Two kilometres out of Cowra, NSW, a POW Camp was built to hold incoming prisoners of war: Japanese soldiers captured in Borneo and New Guinea, Italians captured in North Africa, Indonesians who were activists against the Dutch, not actually prisoners of war, but political prisoners who were eventually freed and allowed to settle elsewhere in Australia. Read more …
These refugees were the first arrivals at the camp, but were shortly followed by Italian and Japanese internees: Men who had lived and worked in Australia, but because of the war were now considered to be of ‘suspicious origin’ and not to be trusted. They were rounded up and packed off to Hay. At a later stage Italian prisoners from the Africa campaign joined them, as did Japanese POWs. All in all, approximately 2000 Jews, 2000 Italians and 3000 Japanese spent time at Hay during the war years.
Australian army policy was to keep them active and in high spirits in order to maintain a healthy and relatively peaceful camp. Each group was encouraged to govern themselves and to deal with internal squabbles, which they did. The Italians worked on neighbouring farms and were given a suprising amount of freedom. They were able to mingle with locals and many of the wooden toys they made in their leisure time were given away to local children.
The Jewish internees started a farm specifically to address the problem of providing kosher food. They worked to make the farm self sufficient and in the 10 months from 1st July 1943 to 30th April 1944 they provided 1 million pounds of vegetables, 41,000 gallons of milk and 1.2 million hen’s eggs, plus cotton and wheat. In the winter of 1943, 10 acres of camp farmland produced 1,700lbs of shelled peas per acre. All produce that wasn’t needed for the camp was sent off to sustain other areas. An incredible effort to help boost Australia’s wartime economy.
They also organised university style lectures, soccer teams and a theatre group. They printed their own newspaper and their own scripts.

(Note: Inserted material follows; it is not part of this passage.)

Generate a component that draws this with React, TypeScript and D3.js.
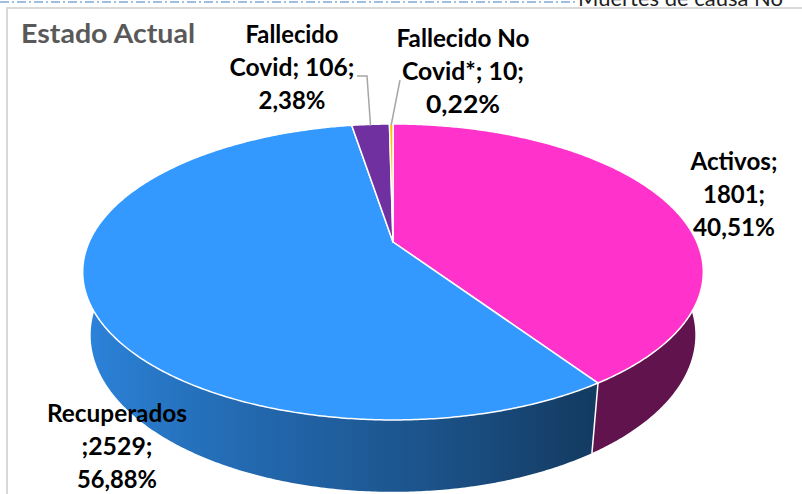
import React, { useEffect, useRef } from 'react';
import * as d3 from 'd3';

// slices, clockwise from 12 o'clock
const categories = ['Activos', 'Recuperados', 'Fallecido Covid', 'Fallecido No Covid*'];
const values = [1801, 2529, 106, 10];
const percentLabels = ['40,51%', '56,88%', '2,38%', '0,22%'];
const labelLines = [
  ['Activos;', '1801;', '40,51%'],
  ['Recuperados', ';2529;', '56,88%'],
  ['Fallecido', 'Covid; 106;', '2,38%'],
  ['Fallecido No', 'Covid*; 10;', '0,22%'],
];
const sliceColors = ['#ff33cc', '#3399ff', '#7030a0', '#ffc000'];

const W = 802;
const H = 494;

// label placement (center x, first baseline, line widths)
const labelLayout = [
  { x: 734, y: 170, widths: [87, 62, 82], leader: null as null | number[][] },
  { x: 117, y: 422, widths: [140, 71, 80], leader: null },
  { x: 292, y: 43, widths: [93, 125, 67], leader: [[357, 76], [367, 76]] },
  { x: 463, y: 47, widths: [133, 122, 74], leader: [[400, 80]] },
];

export default function App() {
  const svgRef = useRef<SVGSVGElement>(null);

  useEffect(() => {
    if (!svgRef.current) return;
    const svg = d3.select(svgRef.current);
    svg.selectAll('*').remove();

    // perspective projection of a flat cylinder
    const cx = 393, cy = 242;
    const s = 0.467, c = Math.sqrt(1 - s * s);
    const D = 4.367, f = 1327, depthH = 0.237;
    const project = (a: number, down: number) => {
      const X = Math.sin(a), Z = -Math.cos(a);
      const hh = down * depthH;
      const depth = D + hh * s - Z * c;
      return [cx + (f * X) / depth, cy + ((hh * c + s * Z) * f) / depth, depth] as [number, number, number];
    };

    const pie = d3.pie<number>().sort(null).value(d => d)
      .startAngle(0).endAngle(Math.PI * 2);
    const arcs = pie(values);

    const shade = d3.scaleLinear().domain([-1, 0, 0.55]).range([0.88, 0.57, 0.38]).clamp(true);
    const darken = (col: string, k: number) => {
      const r = d3.rgb(col);
      return d3.rgb(r.r * k, r.g * k, r.b * k).formatHex();
    };

    const defs = svg.append('defs');

    // frame
    svg.append('rect').attr('width', W).attr('height', H).attr('fill', '#fff');
    svg.append('line').attr('x1', 0).attr('x2', 575).attr('y1', 2).attr('y2', 2)
      .attr('stroke', '#7fa9d9').attr('stroke-width', 1.5).attr('stroke-dasharray', '9,3,2,3');
    svg.append('text').attr('x', 578).attr('y', 6)
      .attr('font-family', 'Lato, "Open Sans", sans-serif').attr('font-size', 22)
      .attr('fill', '#222').text('Muertes de causa No');
    svg.append('rect').attr('x', 7).attr('y', 8).attr('width', 900).attr('height', 600)
      .attr('fill', 'none').attr('stroke', '#d9d9d9').attr('stroke-width', 2);

    svg.append('text').attr('x', 21).attr('y', 43)
      .attr('font-family', 'Lato, "Open Sans", sans-serif').attr('font-weight', 700)
      .attr('font-size', 26).attr('fill', '#595959')
      .attr('textLength', 174).attr('lengthAdjust', 'spacingAndGlyphs')
      .text('Estado Actual');

    const g = svg.append('g');
    const line = d3.line();
    const step = Math.PI / 360;

    // front wall: one band per slice, shaded with a horizontal gradient
    const vis0 = Math.PI / 2, vis1 = Math.PI * 1.5;
    const gx0 = 70, gx1 = 720;
    arcs.forEach((arc, i) => {
      const a0 = Math.max(arc.startAngle, vis0);
      const a1 = Math.min(arc.endAngle, vis1);
      if (a1 <= a0) return;
      const grad = defs.append('linearGradient').attr('id', `side-${i}`)
        .attr('gradientUnits', 'userSpaceOnUse')
        .attr('x1', gx0).attr('x2', gx1).attr('y1', 0).attr('y2', 0);
      const stops = d3.range(vis1, vis0 - 1e-9, -Math.PI / 36).map(a => {
        const p = project(a, 0);
        return { off: (p[0] - gx0) / (gx1 - gx0), col: darken(sliceColors[i], shade(Math.sin(a))) };
      });
      stops.forEach(st => {
        grad.append('stop').attr('offset', Math.max(0, Math.min(1, st.off))).attr('stop-color', st.col);
      });
      const top: [number, number][] = [];
      const bot: [number, number][] = [];
      const n = Math.max(2, Math.ceil((a1 - a0) / step));
      for (let j = 0; j <= n; j++) {
        const a = a0 + ((a1 - a0) * j) / n;
        const p = project(a, 0), q = project(a, 1);
        top.push([p[0], p[1]]);
        bot.push([q[0], q[1]]);
      }
      g.append('path').attr('d', line([...top, ...bot.reverse()]) + 'Z')
        .attr('fill', `url(#side-${i})`);
    });

    // white edges where slices meet on the visible wall
    arcs.forEach(arc => {
      const a = arc.endAngle;
      if (a > vis0 + 0.2 && a < vis1 - 0.2) {
        const p = project(a, 0), q = project(a, 1);
        g.append('line').attr('x1', p[0]).attr('y1', p[1]).attr('x2', q[0]).attr('y2', q[1])
          .attr('stroke', '#fff').attr('stroke-width', 1.5);
      }
    });

    // top face
    arcs.forEach((arc, i) => {
      const pts: [number, number][] = [[cx, cy]];
      const n = Math.max(2, Math.ceil((arc.endAngle - arc.startAngle) / step));
      for (let j = 0; j <= n; j++) {
        const a = arc.startAngle + ((arc.endAngle - arc.startAngle) * j) / n;
        const p = project(a, 0);
        pts.push([p[0], p[1]]);
      }
      g.append('path').attr('d', line(pts) + 'Z')
        .attr('fill', sliceColors[i]).attr('stroke', '#fff').attr('stroke-width', 1.5)
        .attr('stroke-linejoin', 'round');
    });

    // labels and leader lines
    arcs.forEach((arc, i) => {
      const lay = labelLayout[i];
      if (lay.leader) {
        const mid = project((arc.startAngle + arc.endAngle) / 2, 0);
        const pts = [...lay.leader, [mid[0], mid[1] + 1]] as [number, number][];
        svg.append('path').attr('d', line(pts)).attr('fill', 'none')
          .attr('stroke', '#a6a6a6').attr('stroke-width', 1.5);
      }
      labelLines[i].forEach((t, j) => {
        svg.append('text')
          .attr('x', lay.x).attr('y', lay.y + j * 33)
          .attr('text-anchor', 'middle')
          .attr('font-family', 'Lato, "Open Sans", sans-serif').attr('font-weight', 700)
          .attr('font-size', 25).attr('fill', '#000')
          .attr('textLength', lay.widths[j]).attr('lengthAdjust', 'spacingAndGlyphs')
          .text(t);
      });
    });
  }, []);

  return (
    <svg
      ref={svgRef}
      width={W}
      height={H}
      style={{ position: 'absolute', left: 0, top: 0, display: 'block' }}
      aria-label={`Estado Actual: ${categories.map((cat, i) => `${cat} ${percentLabels[i]}`).join(', ')}`}
    />
  );
}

The Japanese held theatrical concerts, often celebrating Japanese National Holidays. A lot of the Japanese internees had been working in Broome or Thursday Island as pearl divers, and one of these men was asked to help recover the body of a young local girl who had drowned in the Murrumbidgee River. These internees were eventually sent to Japan after the war had ended. A huge oversight on the part of the government, as many of them had never been to Japan and a lot of them didn’t speak the language. They were in fact Australian born. Japanese POW numbers were boosted in 1944 when some of the escapees from the Cowra Breakout [Cowra] were relocated to Hay. By then a lot of the Italians had left, having been moved on.
A lot of the Jewish internees were also moved. Some into the cities to help in the tailoring industry and translating etc., some of them joined the Australian Army, in an unarmed capacity, working mainly in ordnance and supply as members of the 8th Australian Employment company. After the war, many elected to stay on in Australia.
An Italian soldier Lt. Edgardo Simone was the only person to escape from Hay. As a soldier he thought it his duty to try to escape, and he did try – frequently. However; if he was taken outside the camp for work and the guards asked for a promise that he wouldn’t try to escape them, he always kept his word. On his successful escape, he worked his way along the Murrumbidgee River down to Melbourne where he found work as a salesman. He was so successful he even won a ‘salesman of the month’ award before being spotted by an alert policeman and returned to the military. Years later he returned to Hay intending to follow the exact route he had taken on his escape, however he found the going much too difficult due to recent rains having made the vegetation too thick to negotiate, and when he spotted a distant farmhouse he made his way there and decided not to continue any further.
The internment camps have now been dismantled, but remain part of Australia’s history. The rusting ‘Dunera’, was scuttled and sunk at sea.
A museum has been set up at Hay in a couple of railways carriages at the now unused railway station telling the story.
The Dunera Boys who remained in Australia after the war now hold annual reunions at the Australian National Maritime Museum in Sydney, where there is a memorial plaque mounted outside.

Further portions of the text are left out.